The first, best option is to telecommute and not actually go anywhere.  If this is an option for you, then your strike preparedness is already quite high.  If you do not have the option of working from home right now, then you need to quit your current employment and find a job where working from home is an occasional or regular option.  None of the other options for getting to work are very attractive.

  • Walk.  The average human walks at a pace of 5 kilometres per hour.  If you live within 2-3km of work, walking is an option.  In fact you’re probably walking to work already.  Why you would want to take transit to go such a short distance is beyond me.
  • Bike.  When I worked for a company that had a gym and showers in the building, I used to bike 19km from Scarborough to the financial district.  It would take me about 45 minutes and was ten times as fun as waiting for a crowded bus and then packing into a crowded subway.  Because I am a competitive jerk I liked to go as fast as possible, which also generates a lot of sweat.  I could also park my carbon-and-titanium mountain bike in card-access underground parking which made theft a non-factor.  If your company does not have showers and carded, underground bike parking then I recommend biking to work only if you have 1) an old beater of a bike that you don’t mind getting ripped off and 2) can rein in your competitive jerk impulses and not go fast and get all sweaty.
  • Carpool or Cabpool.  This is a good option if you have colleagues who live nearby, and it can be a good opportunity to get to know them.  Unfortunately the only colleagues who live nearby and want to carpool are allergy and asthma-ridden folk who insist on taking cars that have never been exposed to cigarette smoke or pet dander.  I also have asthma, but would be entirely willing to put up with pet dander and cigarette smoke for an hour if I needed a ride to work that badly.  Priorities, people.
  • GO Train.  Everyone else will be using this as their alternate, plus you’ll be competing for parking spots and train seats with all the regulars, so forget it.

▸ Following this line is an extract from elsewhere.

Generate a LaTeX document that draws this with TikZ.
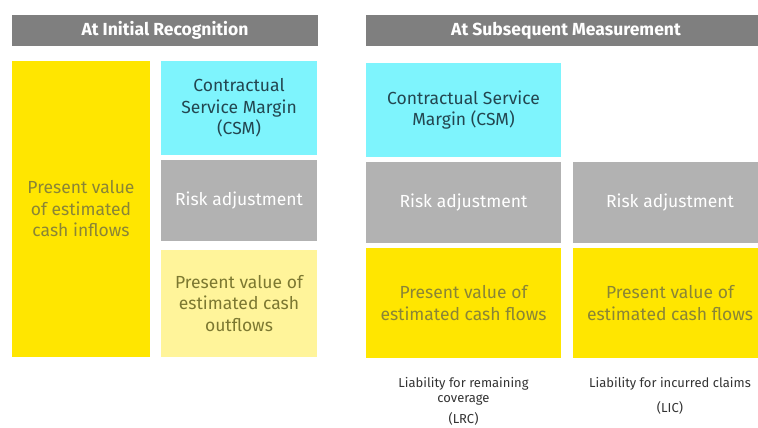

Now that you have examined all the options and rejected them in favour of telecommuting, you will have to arrange your home office so that you are prepared to work efficiently.  The ideal home office is actually spread across four separate places so that you have the full range of variety and human interaction that you would have at your regular office.

  • The Backyard or Balcony.  Ensure that patio furniture is suitably arranged so that you can enjoy sunlight without being blinded or baked by it.  Test your laptop’s wireless LAN reception out here so that if upgrades or repositioning of furniture is required, you will be able to make these changes before an actual strike.  The best working posture is semi-reclined with legs resting on a chaise or ottoman.  Ensure that side tables are tastefully decorated and large enough to hold your breakfast plus a pitcher of sangria.  Don’t forget to apply sunscreen if you are going to be working out here for a while.
  • The Living Room or Rec Room.  Ensure that your laptop’s AC adapter is long enough to reach power outlets located here.  You will eventually have to relocate to this space because your laptop battery life will eventually force you to move indoors, or plug in a long extension cable outdoors.  If you are going to operate the TV while attempting to work, stay away from daytime talk shows like Oprah, Rachael Ray or Dr. Phil, whose banality will either enrage you or bore you to sleep.  If find your productivity level is too high, try to simulate the multitasking demands of your actual office by playing a videogame on the Wii at the same time that you are trying to do work.
  • The Neighbourhood Pub.  An important part of your working life is social interaction with your colleagues.  To ensure that you get appropriate face-to-face social interaction while working from home, locate a neighbourhood pub that meets the following criteria: 1) is within walking distance, 2) serves beer or scotch that you actually like, and 3) has a wifi access point.  Relocate to the pub around noon so that you can recreate the working experience of having lunch at your desk, followed by spirited conversation with your new colleagues.
  • The Home Office or Den.  This space should be reserved for non-strike-related telecommuting situations.  Try not to relocate here unless you have no other options (i.e. weather is too lousy for outdoor work, neighbourhood pub is closed for renovations, etc).


  • Prepare in advance.  Ensure that laptop has good wireless LAN signal strength in each prospective location.  Have a week’s worth of shopping done a day before the strike so that you are not competing for roadway or parking with everyone else.  Bring out the patio furniture and clean it in advance.  Be sure to let the sangria sit in the fridge overnight—the evening before the strike—so that the fruit flavours will have seeped into the wine.  Check the menu of the neighbourhood pub to ensure that there are drinkable beers, and not just Molson and Labatt dreck.

Above all else, keep calm and carry on.  The whole point of a transit strike to cause disruption, inconvenience and economic loss, so that riders and businesses apply pressure to TTC management.  I prefer to take the sting out of strikes by making them as personally convenient as possible; that way the only inconvenience lies in not having a strike at all.